Run our first command to download the binary onto the box and store it in the tmp directory, which we can assume we have write access in.

We double check to ensure it's saved, which we can confirm through the output from the website, which is Base64 encoded.

We make our binary executable iwth chmod +x /tmp/shell.sh and then run it with bash /tmp/shell.sh which gets us a reverse shell as www-data.

When on the box we find two images in the images folder that we'd found through our enumeration then begin working backwards, eventually finding another folder, "Hidden_Content" in /var/www which we find another Base64 encoded flag in. Decoding it gives us some kind of password..

User

We remain curious about the images we found earlier so downlaod them onto the system and see whether there's some kind of Steganography in them. We find nothing of interest in "yuei.jpg" and find that "oneforall.jpg" isn't supported, which seems to imply there's something corrupt with the file. We inspect the structure of the file and see it's configured to be a PNG file, so correct with this with the appropriate file signature.

FF D8 FF E0 00 10 4A 46 49 46 00 01

We can see that our file changes from a "data" file to a complete JPEG file, indicating it is back to its restored state.

We run steghide extract with our credentials and get "creds.txt"

We take these creds and SSH into the box which gives us user!

Root

We run sudo -l and find a script that allows the user to input something to save to a file, but it's not sanitised properly so we can make this write to whatever file we want!

#!/bin/bash

echo "Hello, Welcome to the Report Form       "
echo "This is a way to report various problems"
echo "    Developed by                        "
echo "        The Technical Department of U.A."

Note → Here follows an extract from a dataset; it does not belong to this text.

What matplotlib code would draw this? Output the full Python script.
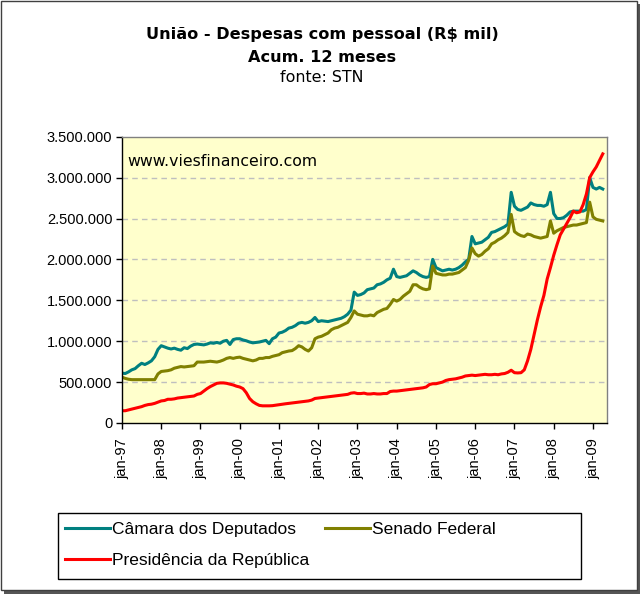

echo "Enter your feedback:"
read feedback


if [[ "$feedback" != *"\`"* && "$feedback" != *")"* && "$feedback" != *"\$("* && "$feedback" != *"|"* && "$feedback" != *"&"* && "$feedback" != *";"* && "$feedback" != *"?"* && "$feedback" != *"!"* && "$feedback" != *"\\"* ]]; then
    echo "It is This:"
    eval "echo $feedback"

    echo "$feedback" >> /var/log/feedback.txt
    echo "Feedback successfully saved."
else
    echo "Invalid input. Please provide a valid input." 
fi

We run a POC by saving some random contents to a file then checking the permissions, and we see it's owned by root. Since we only have writing permissions our route for root here is to simply upload our own public SSH key and then SSH into the box.

We grab our public key and then run the script again, saving it into the default location where authorised keys should be stored...

We attempt to SSH into the box which is successful and as such, gives us the box!